━━━ Dataset records ━━━

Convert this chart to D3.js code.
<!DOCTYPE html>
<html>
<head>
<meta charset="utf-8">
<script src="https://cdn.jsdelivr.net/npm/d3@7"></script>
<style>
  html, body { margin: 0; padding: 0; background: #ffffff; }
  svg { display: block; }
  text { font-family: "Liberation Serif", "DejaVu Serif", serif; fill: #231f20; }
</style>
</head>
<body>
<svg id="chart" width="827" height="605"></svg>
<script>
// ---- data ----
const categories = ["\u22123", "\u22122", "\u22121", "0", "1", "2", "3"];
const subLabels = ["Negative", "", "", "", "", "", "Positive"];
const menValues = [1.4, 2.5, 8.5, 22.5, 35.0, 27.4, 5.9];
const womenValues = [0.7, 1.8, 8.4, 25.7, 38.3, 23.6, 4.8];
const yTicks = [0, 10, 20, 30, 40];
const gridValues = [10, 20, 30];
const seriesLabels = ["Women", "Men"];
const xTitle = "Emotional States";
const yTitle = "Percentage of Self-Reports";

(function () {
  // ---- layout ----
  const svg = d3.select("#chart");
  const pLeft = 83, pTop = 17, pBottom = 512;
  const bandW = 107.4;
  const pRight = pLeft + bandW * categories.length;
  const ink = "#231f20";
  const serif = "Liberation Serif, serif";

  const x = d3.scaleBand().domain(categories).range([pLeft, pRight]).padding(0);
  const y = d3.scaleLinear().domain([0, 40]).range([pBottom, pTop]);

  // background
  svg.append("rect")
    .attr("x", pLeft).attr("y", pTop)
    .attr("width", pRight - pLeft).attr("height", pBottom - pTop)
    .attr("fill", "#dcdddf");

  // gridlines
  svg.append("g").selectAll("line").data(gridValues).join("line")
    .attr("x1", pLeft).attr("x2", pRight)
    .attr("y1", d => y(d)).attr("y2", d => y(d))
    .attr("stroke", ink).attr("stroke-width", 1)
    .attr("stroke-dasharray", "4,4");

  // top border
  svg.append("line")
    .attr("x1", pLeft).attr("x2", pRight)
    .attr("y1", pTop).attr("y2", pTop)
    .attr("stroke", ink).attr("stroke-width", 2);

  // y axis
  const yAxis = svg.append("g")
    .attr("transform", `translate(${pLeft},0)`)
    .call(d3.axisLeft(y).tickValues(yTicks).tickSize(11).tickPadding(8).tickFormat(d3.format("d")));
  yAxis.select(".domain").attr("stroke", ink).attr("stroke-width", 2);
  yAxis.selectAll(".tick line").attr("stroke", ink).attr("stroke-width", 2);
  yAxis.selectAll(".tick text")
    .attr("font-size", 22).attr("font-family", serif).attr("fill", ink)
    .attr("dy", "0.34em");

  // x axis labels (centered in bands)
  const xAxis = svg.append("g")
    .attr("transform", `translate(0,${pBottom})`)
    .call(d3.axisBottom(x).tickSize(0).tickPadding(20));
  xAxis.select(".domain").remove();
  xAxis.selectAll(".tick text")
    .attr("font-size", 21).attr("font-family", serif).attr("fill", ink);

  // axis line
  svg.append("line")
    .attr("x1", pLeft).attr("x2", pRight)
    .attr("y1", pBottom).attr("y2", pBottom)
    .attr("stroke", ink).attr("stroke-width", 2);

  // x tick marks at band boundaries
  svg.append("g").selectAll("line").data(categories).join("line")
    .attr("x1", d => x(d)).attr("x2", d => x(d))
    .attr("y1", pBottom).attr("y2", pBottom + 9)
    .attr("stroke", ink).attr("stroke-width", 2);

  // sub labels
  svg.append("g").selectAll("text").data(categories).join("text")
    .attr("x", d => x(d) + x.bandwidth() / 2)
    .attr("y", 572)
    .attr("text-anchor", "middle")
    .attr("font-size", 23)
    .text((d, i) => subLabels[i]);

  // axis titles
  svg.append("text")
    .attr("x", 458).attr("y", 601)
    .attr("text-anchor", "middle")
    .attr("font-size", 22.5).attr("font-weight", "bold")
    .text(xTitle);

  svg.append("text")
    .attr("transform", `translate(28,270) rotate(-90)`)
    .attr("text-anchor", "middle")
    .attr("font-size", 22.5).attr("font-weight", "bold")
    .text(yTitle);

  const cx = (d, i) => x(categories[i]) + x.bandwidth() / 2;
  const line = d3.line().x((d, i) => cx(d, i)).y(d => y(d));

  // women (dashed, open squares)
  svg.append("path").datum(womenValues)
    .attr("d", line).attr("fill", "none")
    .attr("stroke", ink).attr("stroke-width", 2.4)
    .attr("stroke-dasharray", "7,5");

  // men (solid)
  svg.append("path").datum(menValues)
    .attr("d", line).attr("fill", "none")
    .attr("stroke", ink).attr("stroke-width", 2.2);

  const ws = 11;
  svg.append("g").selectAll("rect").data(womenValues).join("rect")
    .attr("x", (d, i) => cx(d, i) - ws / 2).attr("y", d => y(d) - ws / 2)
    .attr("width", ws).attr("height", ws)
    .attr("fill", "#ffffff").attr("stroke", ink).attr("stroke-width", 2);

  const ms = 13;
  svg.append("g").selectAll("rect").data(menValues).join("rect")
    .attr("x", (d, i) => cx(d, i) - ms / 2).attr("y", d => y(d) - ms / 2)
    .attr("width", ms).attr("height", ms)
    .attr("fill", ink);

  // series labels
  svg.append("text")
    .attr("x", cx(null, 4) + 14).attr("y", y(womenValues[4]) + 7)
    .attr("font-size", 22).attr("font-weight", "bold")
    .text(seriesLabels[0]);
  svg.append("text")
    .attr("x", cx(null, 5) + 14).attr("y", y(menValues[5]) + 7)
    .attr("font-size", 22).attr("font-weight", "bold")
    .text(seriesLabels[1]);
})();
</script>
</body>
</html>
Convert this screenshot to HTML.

━━━

- _Exercise aim_
Repeat each entry word for word.

- _Result for this task_
Convert this chart to D3.js code.
<!DOCTYPE html>
<html>
<head>
<meta charset="utf-8">
<script src="https://cdn.jsdelivr.net/npm/d3@7"></script>
<style>
  html, body { margin: 0; padding: 0; background: #ffffff; }
  svg { display: block; }
  text { font-family: "Liberation Serif", "DejaVu Serif", serif; fill: #231f20; }
</style>
</head>
<body>
<svg id="chart" width="827" height="605"></svg>
<script>
// ---- data ----
const categories = ["\u22123", "\u22122", "\u22121", "0", "1", "2", "3"];
const subLabels = ["Negative", "", "", "", "", "", "Positive"];
const menValues = [1.4, 2.5, 8.5, 22.5, 35.0, 27.4, 5.9];
const womenValues = [0.7, 1.8, 8.4, 25.7, 38.3, 23.6, 4.8];
const yTicks = [0, 10, 20, 30, 40];
const gridValues = [10, 20, 30];
const seriesLabels = ["Women", "Men"];
const xTitle = "Emotional States";
const yTitle = "Percentage of Self-Reports";

(function () {
  // ---- layout ----
  const svg = d3.select("#chart");
  const pLeft = 83, pTop = 17, pBottom = 512;
  const bandW = 107.4;
  const pRight = pLeft + bandW * categories.length;
  const ink = "#231f20";
  const serif = "Liberation Serif, serif";

  const x = d3.scaleBand().domain(categories).range([pLeft, pRight]).padding(0);
  const y = d3.scaleLinear().domain([0, 40]).range([pBottom, pTop]);

  // background
  svg.append("rect")
    .attr("x", pLeft).attr("y", pTop)
    .attr("width", pRight - pLeft).attr("height", pBottom - pTop)
    .attr("fill", "#dcdddf");

  // gridlines
  svg.append("g").selectAll("line").data(gridValues).join("line")
    .attr("x1", pLeft).attr("x2", pRight)
    .attr("y1", d => y(d)).attr("y2", d => y(d))
    .attr("stroke", ink).attr("stroke-width", 1)
    .attr("stroke-dasharray", "4,4");

  // top border
  svg.append("line")
    .attr("x1", pLeft).attr("x2", pRight)
    .attr("y1", pTop).attr("y2", pTop)
    .attr("stroke", ink).attr("stroke-width", 2);

  // y axis
  const yAxis = svg.append("g")
    .attr("transform", `translate(${pLeft},0)`)
    .call(d3.axisLeft(y).tickValues(yTicks).tickSize(11).tickPadding(8).tickFormat(d3.format("d")));
  yAxis.select(".domain").attr("stroke", ink).attr("stroke-width", 2);
  yAxis.selectAll(".tick line").attr("stroke", ink).attr("stroke-width", 2);
  yAxis.selectAll(".tick text")
    .attr("font-size", 22).attr("font-family", serif).attr("fill", ink)
    .attr("dy", "0.34em");

  // x axis labels (centered in bands)
  const xAxis = svg.append("g")
    .attr("transform", `translate(0,${pBottom})`)
    .call(d3.axisBottom(x).tickSize(0).tickPadding(20));
  xAxis.select(".domain").remove();
  xAxis.selectAll(".tick text")
    .attr("font-size", 21).attr("font-family", serif).attr("fill", ink);

  // axis line
  svg.append("line")
    .attr("x1", pLeft).attr("x2", pRight)
    .attr("y1", pBottom).attr("y2", pBottom)
    .attr("stroke", ink).attr("stroke-width", 2);

  // x tick marks at band boundaries
  svg.append("g").selectAll("line").data(categories).join("line")
    .attr("x1", d => x(d)).attr("x2", d => x(d))
    .attr("y1", pBottom).attr("y2", pBottom + 9)
    .attr("stroke", ink).attr("stroke-width", 2);

  // sub labels
  svg.append("g").selectAll("text").data(categories).join("text")
    .attr("x", d => x(d) + x.bandwidth() / 2)
    .attr("y", 572)
    .attr("text-anchor", "middle")
    .attr("font-size", 23)
    .text((d, i) => subLabels[i]);

  // axis titles
  svg.append("text")
    .attr("x", 458).attr("y", 601)
    .attr("text-anchor", "middle")
    .attr("font-size", 22.5).attr("font-weight", "bold")
    .text(xTitle);

  svg.append("text")
    .attr("transform", `translate(28,270) rotate(-90)`)
    .attr("text-anchor", "middle")
    .attr("font-size", 22.5).attr("font-weight", "bold")
    .text(yTitle);

  const cx = (d, i) => x(categories[i]) + x.bandwidth() / 2;
  const line = d3.line().x((d, i) => cx(d, i)).y(d => y(d));

  // women (dashed, open squares)
  svg.append("path").datum(womenValues)
    .attr("d", line).attr("fill", "none")
    .attr("stroke", ink).attr("stroke-width", 2.4)
    .attr("stroke-dasharray", "7,5");

  // men (solid)
  svg.append("path").datum(menValues)
    .attr("d", line).attr("fill", "none")
    .attr("stroke", ink).attr("stroke-width", 2.2);

  const ws = 11;
  svg.append("g").selectAll("rect").data(womenValues).join("rect")
    .attr("x", (d, i) => cx(d, i) - ws / 2).attr("y", d => y(d) - ws / 2)
    .attr("width", ws).attr("height", ws)
    .attr("fill", "#ffffff").attr("stroke", ink).attr("stroke-width", 2);

  const ms = 13;
  svg.append("g").selectAll("rect").data(menValues).join("rect")
    .attr("x", (d, i) => cx(d, i) - ms / 2).attr("y", d => y(d) - ms / 2)
    .attr("width", ms).attr("height", ms)
    .attr("fill", ink);

  // series labels
  svg.append("text")
    .attr("x", cx(null, 4) + 14).attr("y", y(womenValues[4]) + 7)
    .attr("font-size", 22).attr("font-weight", "bold")
    .text(seriesLabels[0]);
  svg.append("text")
    .attr("x", cx(null, 5) + 14).attr("y", y(menValues[5]) + 7)
    .attr("font-size", 22).attr("font-weight", "bold")
    .text(seriesLabels[1]);
})();
</script>
</body>
</html>
Convert this screenshot to HTML.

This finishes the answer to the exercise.